Monfreid ne séjourne pas à l’année au domaine, puisqu’il part étudier dans une pension suisse. Il effectue de courts séjours et s’en rapproche manifestement en septembre 1898, lorsqu’il vint s’installer en Conflent dans une maison à Fullà avec sa seconde épouse, Annette Belfils (1887-1950). En 1904, après la mort de sa mère et de celle de son ami Gauguin, Monfreid hérite de la propriété de Saint-Clément. Profitant du calme pyrénéen de ce lieu unique, l’artiste y séjourne régulièrement avec sa seconde épouse Annette et leur fille Agnès [BERNADI, Claire, COLLETTE, Flore, DUMAS, Céline, et alii, juin 2022, p.p. 38 et 39]. De nombreux artistes et amis proches de Georges Daniel de Monfreid viendront profiter de bons temps au domaine, dont Aristide Maillol (1861-1844), Henri Matisse (1869-1954), Louis Bausil (1876-1945), Gustave Violet (1873-1952) ou encore Pierre Michel Justin Bardou Job (1887-1937). Ces derniers ont vécu dans la maison-atelier de Sant Martí à Prades [PRACA, [en ligne], 14-4-2010].
D’autres membres du cercle à la fois professionnel et amical de Monfreid ont contribué à sa renommée artistique, dont Gustave Fayet (1865-1925), alors peintre, et conservateur du musée des Beaux-Arts de Béziers, également connu comme étant un grand collectionneur. En 1900, Fayet fait l’acquisition de trois de ses œuvres, destinées à rejoindre sa collection personnelle à Béziers. C’est également lui qui se chargea de former une collection privée de Paul Gauguin (1848-1903), avec l’aide de Monfreid. Des correspondances épistolaires étaient régulièrement échangées, comme l’atteste la lettre autographe à Gustave Fayet datée du 26 octobre 1919. Elle est ornée d’un frontispice gravé représentant le château Saint-Clément, avec en premier plan une jeune femme en train de lire et prenant appui sur un muret.
Georges Daniel de Monfreid a également représenté en peinture plusieurs vues du domaine de Saint-Clément, notamment dans son Autoportrait à la chemise bleue réalisé en 1901 (vue identique à celui du frontispice). Le château apparaît en arrière-plan sous la forme d’un tableau encadré, inséré discrètement telle une mise en abyme. Cette œuvre témoigne de la forte amitié qu’il entretient alors avec Paul Gauguin, qui désirait obtenir une toile en échange de plusieurs de ses sculptures en bois.

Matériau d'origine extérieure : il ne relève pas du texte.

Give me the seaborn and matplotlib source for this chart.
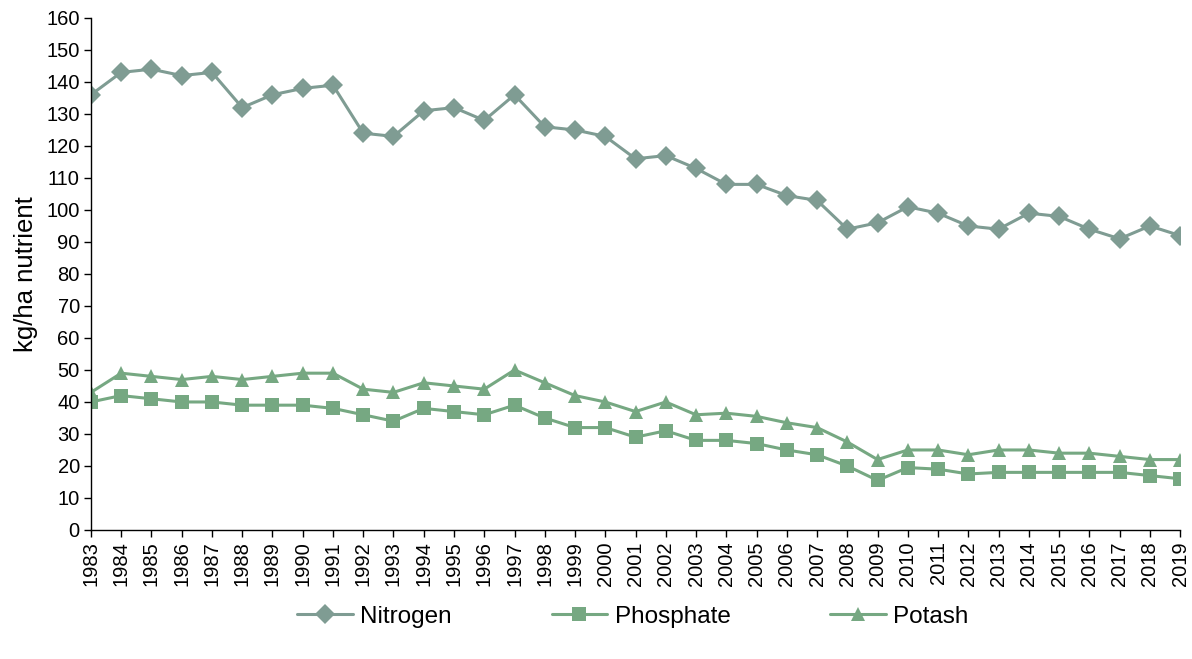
import pandas as pd
import seaborn as sns
import matplotlib.pyplot as plt

years = list(range(1983, 2020))
nitrogen = [136, 143, 144, 142, 143, 132, 136, 138, 139, 124, 123, 131, 132, 128, 136, 126,
            125, 123, 116, 117, 113, 108, 108, 104.5, 103, 94, 96, 101, 99, 95, 94, 99, 98,
            94, 91, 95, 92]
phosphate = [40, 42, 41, 40, 40, 39, 39, 39, 38, 36, 34, 38, 37, 36, 39, 35, 32, 32, 29, 31,
             28, 28, 27, 25, 23.5, 20, 15.5, 19.5, 19, 17.5, 18, 18, 18, 18, 18, 17, 16]
potash = [43, 49, 48, 47, 48, 47, 48, 49, 49, 44, 43, 46, 45, 44, 50, 46, 42, 40, 37, 40,
          36, 36.5, 35.5, 33.5, 32, 27.5, 22, 25, 25, 23.5, 25, 25, 24, 24, 23, 22, 22]

colors = {"Nitrogen": "#7f9c93", "Phosphate": "#76a882", "Potash": "#76a882"}
markers = {"Nitrogen": "D", "Phosphate": "s", "Potash": "^"}

df = pd.DataFrame({"year": years, "Nitrogen": nitrogen,
                   "Phosphate": phosphate, "Potash": potash})
long = df.melt(id_vars="year", var_name="nutrient", value_name="value")

sns.set_style("ticks")
plt.rcParams['font.family'] = ['Liberation Sans', 'DejaVu Sans']
plt.rcParams['text.color'] = 'black'
plt.rcParams['axes.labelcolor'] = 'black'
plt.rcParams['xtick.color'] = 'black'
plt.rcParams['ytick.color'] = 'black'

fig = plt.figure(figsize=(11.92, 6.59), dpi=100)
ax = fig.add_axes([0.0763, 0.1958, 0.9137, 0.7769])

sns.lineplot(data=long, x="year", y="value", hue="nutrient", style="nutrient",
             palette=colors, markers=markers, dashes=False, markersize=10,
             linewidth=2.2, markeredgewidth=0, ax=ax, legend=True)

ax.set_xlim(1983, 2019)
ax.set_ylim(0, 160)
ax.set_yticks(range(0, 161, 10))
ax.set_xticks(years)
ax.set_xticklabels([str(y) for y in years], rotation=90)
ax.tick_params(axis="both", labelsize=14.5, length=5, width=1, color="black",
               labelcolor="black", pad=3)
ax.set_xlabel("")
ax.set_ylabel("kg/ha nutrient", fontsize=18.5, labelpad=6)
for side in ["top", "right"]:
    ax.spines[side].set_visible(False)
for side in ["left", "bottom"]:
    ax.spines[side].set_color("black")
    ax.spines[side].set_linewidth(1)

handles, labels = ax.get_legend_handles_labels()
ax.get_legend().remove()
fig.legend(handles, labels, loc="center", bbox_to_anchor=(0.531, 0.064), ncol=3,
           frameon=False, fontsize=17.5, columnspacing=4.1, handlelength=2.3,
           handletextpad=0.3)

fig.savefig("out.png", dpi=100)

Le Calvaire, sculpture en terre cuite conçue par Monfreid entre 1889 et 1899, fut en partie réalisé à Saint-Clément, où il s’occupa de fabriquer des carreaux de terre cuite, pour ensuite les décorer de motifs émaillés (octobre 1899). Resté inachevée à sa mort, le Calvaire est repris en 1938 par Aristide Maillol qui réalisa un tirage en plâtre. Après le démontage de l’œuvre, ce tirage permis au sculpteur Louis Mallais-du-Carroy, de réaliser en 1961 la sculpture actuelle par assemblage de 22 éléments préalablement moulés.
Les carnets journaliers écrits entre 1896 et 1929 par Georges Daniel de Monfreid, permettent de retracer la vie de l’artiste d’un point de vue personnel et artistique. A la suite de son décès en 1929, les agendas sont laissés à sa fille Agnès Huc de Monfreid, devenue propriétaire du domaine de Saint-Clément [BERNADI, Claire, COLLETTE, Flore, DUMAS, Céline, et alii, juin 2022, p.36].